# Stored data
◆ ◆ ◆

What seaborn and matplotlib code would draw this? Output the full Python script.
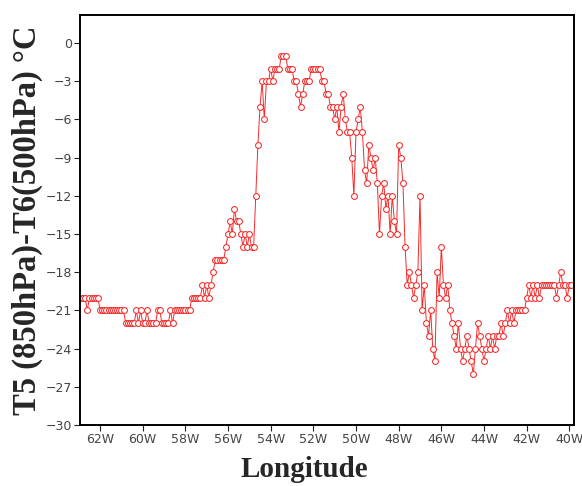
import numpy as np
import pandas as pd
import matplotlib
matplotlib.use("Agg")
import matplotlib.pyplot as plt
import seaborn as sns

# Longitude grid (degrees east, negative = west), 0.1 degree spacing
lon_start = -62.9
lon_step = 0.1

# T(850 hPa) - T(500 hPa) along the transect, degC
temp_diff = [
    -20, -20, -20, -21, -20, -20, -20, -20, -20, -21,
    -21, -21, -21, -21, -21, -21, -21, -21, -21, -21,
    -21, -22, -22, -22, -22, -22, -21, -22, -21, -22,
    -22, -21, -22, -22, -22, -22, -21, -21, -22, -22,
    -22, -22, -21, -22, -21, -21, -21, -21, -21, -21,
    -21, -21, -20, -20, -20, -20, -20, -19, -20, -19,
    -20, -19, -18, -17, -17, -17, -17, -17, -16, -15,
    -14, -15, -13, -14, -14, -15, -16, -15, -16, -15,
    -16, -16, -12, -8, -5, -3, -6, -3, -3, -2,
    -3, -2, -2, -2, -1, -1, -1, -2, -2, -2,
    -3, -3, -4, -5, -4, -3, -3, -3, -2, -2,
    -2, -2, -2, -3, -3, -4, -4, -5, -5, -6,
    -5, -7, -5, -4, -6, -7, -7, -9, -12, -7,
    -6, -5, -7, -10, -11, -8, -9, -10, -9, -11,
    -15, -12, -11, -13, -12, -15, -12, -14, -15, -8,
    -9, -11, -16, -19, -18, -19, -20, -19, -18, -12,
    -21, -19, -22, -23, -21, -24, -25, -18, -20, -16,
    -19, -20, -19, -21, -22, -23, -24, -22, -24, -25,
    -24, -23, -24, -25, -26, -24, -22, -23, -24, -25,
    -24, -23, -24, -23, -24, -23, -23, -22, -23, -22,
    -21, -22, -21, -22, -21, -21, -21, -21, -21, -20,
    -19, -20, -19, -20, -19, -20, -19, -19, -19, -19,
    -19, -19, -19, -20, -19, -18, -19, -19, -20, -19,
    -19,
]

lon = [round(lon_start + lon_step * k, 2) for k in range(len(temp_diff))]
df = pd.DataFrame({"lon": lon, "dT": temp_diff})

x_ticks = list(range(-62, -39, 2))
x_tick_labels = [f"{abs(t)}W" for t in x_ticks]
y_ticks = list(range(-30, 1, 3))

sns.set_style("ticks")
plt.rcParams["font.family"] = ["DejaVu Sans"]

fig = plt.figure(figsize=(5.82, 4.86), dpi=100)
ax = fig.add_axes([0.1375, 0.1255, 0.848, 0.8435])

sns.lineplot(
    data=df, x="lon", y="dT", ax=ax, sort=False,
    color="#f52a2a", linewidth=0.7,
    marker="o", markersize=4.2, markerfacecolor="white",
    markeredgecolor="#f52a2a", markeredgewidth=0.75,
)

ax.set_xlim(-62.94, -39.8)
ax.set_ylim(-30, 2.2)
ax.set_xticks(x_ticks)
ax.set_xticklabels(x_tick_labels)
ax.set_yticks(y_ticks)
ax.set_yticklabels([str(t).replace("-", "\u2212") for t in y_ticks])

ax.tick_params(axis="both", direction="out", length=4, width=0.8,
               labelsize=9, colors="#222222", labelcolor="#444444", pad=2)
for side in ax.spines.values():
    side.set_linewidth(1.4)
    side.set_color("black")

serif_bold = dict(family=["Liberation Serif", "DejaVu Serif"], weight="bold")
ax.set_xlabel("Longitude", fontsize=21, labelpad=6, **serif_bold)
ax.xaxis.set_label_coords(0.455, -0.075)
ax.set_ylabel("T5 (850hPa)-T6(500hPa) \u00b0C", fontsize=23.5, labelpad=2, **serif_bold)

fig.savefig("out.png", dpi=100)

◆ ◆ ◆

# Exercise instructions
Repeat the material above verbatim, with no pictures in the output.

# Solution for this problem
What seaborn and matplotlib code would draw this? Output the full Python script.
import numpy as np
import pandas as pd
import matplotlib
matplotlib.use("Agg")
import matplotlib.pyplot as plt
import seaborn as sns

# Longitude grid (degrees east, negative = west), 0.1 degree spacing
lon_start = -62.9
lon_step = 0.1

# T(850 hPa) - T(500 hPa) along the transect, degC
temp_diff = [
    -20, -20, -20, -21, -20, -20, -20, -20, -20, -21,
    -21, -21, -21, -21, -21, -21, -21, -21, -21, -21,
    -21, -22, -22, -22, -22, -22, -21, -22, -21, -22,
    -22, -21, -22, -22, -22, -22, -21, -21, -22, -22,
    -22, -22, -21, -22, -21, -21, -21, -21, -21, -21,
    -21, -21, -20, -20, -20, -20, -20, -19, -20, -19,
    -20, -19, -18, -17, -17, -17, -17, -17, -16, -15,
    -14, -15, -13, -14, -14, -15, -16, -15, -16, -15,
    -16, -16, -12, -8, -5, -3, -6, -3, -3, -2,
    -3, -2, -2, -2, -1, -1, -1, -2, -2, -2,
    -3, -3, -4, -5, -4, -3, -3, -3, -2, -2,
    -2, -2, -2, -3, -3, -4, -4, -5, -5, -6,
    -5, -7, -5, -4, -6, -7, -7, -9, -12, -7,
    -6, -5, -7, -10, -11, -8, -9, -10, -9, -11,
    -15, -12, -11, -13, -12, -15, -12, -14, -15, -8,
    -9, -11, -16, -19, -18, -19, -20, -19, -18, -12,
    -21, -19, -22, -23, -21, -24, -25, -18, -20, -16,
    -19, -20, -19, -21, -22, -23, -24, -22, -24, -25,
    -24, -23, -24, -25, -26, -24, -22, -23, -24, -25,
    -24, -23, -24, -23, -24, -23, -23, -22, -23, -22,
    -21, -22, -21, -22, -21, -21, -21, -21, -21, -20,
    -19, -20, -19, -20, -19, -20, -19, -19, -19, -19,
    -19, -19, -19, -20, -19, -18, -19, -19, -20, -19,
    -19,
]

lon = [round(lon_start + lon_step * k, 2) for k in range(len(temp_diff))]
df = pd.DataFrame({"lon": lon, "dT": temp_diff})

x_ticks = list(range(-62, -39, 2))
x_tick_labels = [f"{abs(t)}W" for t in x_ticks]
y_ticks = list(range(-30, 1, 3))

sns.set_style("ticks")
plt.rcParams["font.family"] = ["DejaVu Sans"]

fig = plt.figure(figsize=(5.82, 4.86), dpi=100)
ax = fig.add_axes([0.1375, 0.1255, 0.848, 0.8435])

sns.lineplot(
    data=df, x="lon", y="dT", ax=ax, sort=False,
    color="#f52a2a", linewidth=0.7,
    marker="o", markersize=4.2, markerfacecolor="white",
    markeredgecolor="#f52a2a", markeredgewidth=0.75,
)

ax.set_xlim(-62.94, -39.8)
ax.set_ylim(-30, 2.2)
ax.set_xticks(x_ticks)
ax.set_xticklabels(x_tick_labels)
ax.set_yticks(y_ticks)
ax.set_yticklabels([str(t).replace("-", "\u2212") for t in y_ticks])

ax.tick_params(axis="both", direction="out", length=4, width=0.8,
               labelsize=9, colors="#222222", labelcolor="#444444", pad=2)
for side in ax.spines.values():
    side.set_linewidth(1.4)
    side.set_color("black")

serif_bold = dict(family=["Liberation Serif", "DejaVu Serif"], weight="bold")
ax.set_xlabel("Longitude", fontsize=21, labelpad=6, **serif_bold)
ax.xaxis.set_label_coords(0.455, -0.075)
ax.set_ylabel("T5 (850hPa)-T6(500hPa) \u00b0C", fontsize=23.5, labelpad=2, **serif_bold)

fig.savefig("out.png", dpi=100)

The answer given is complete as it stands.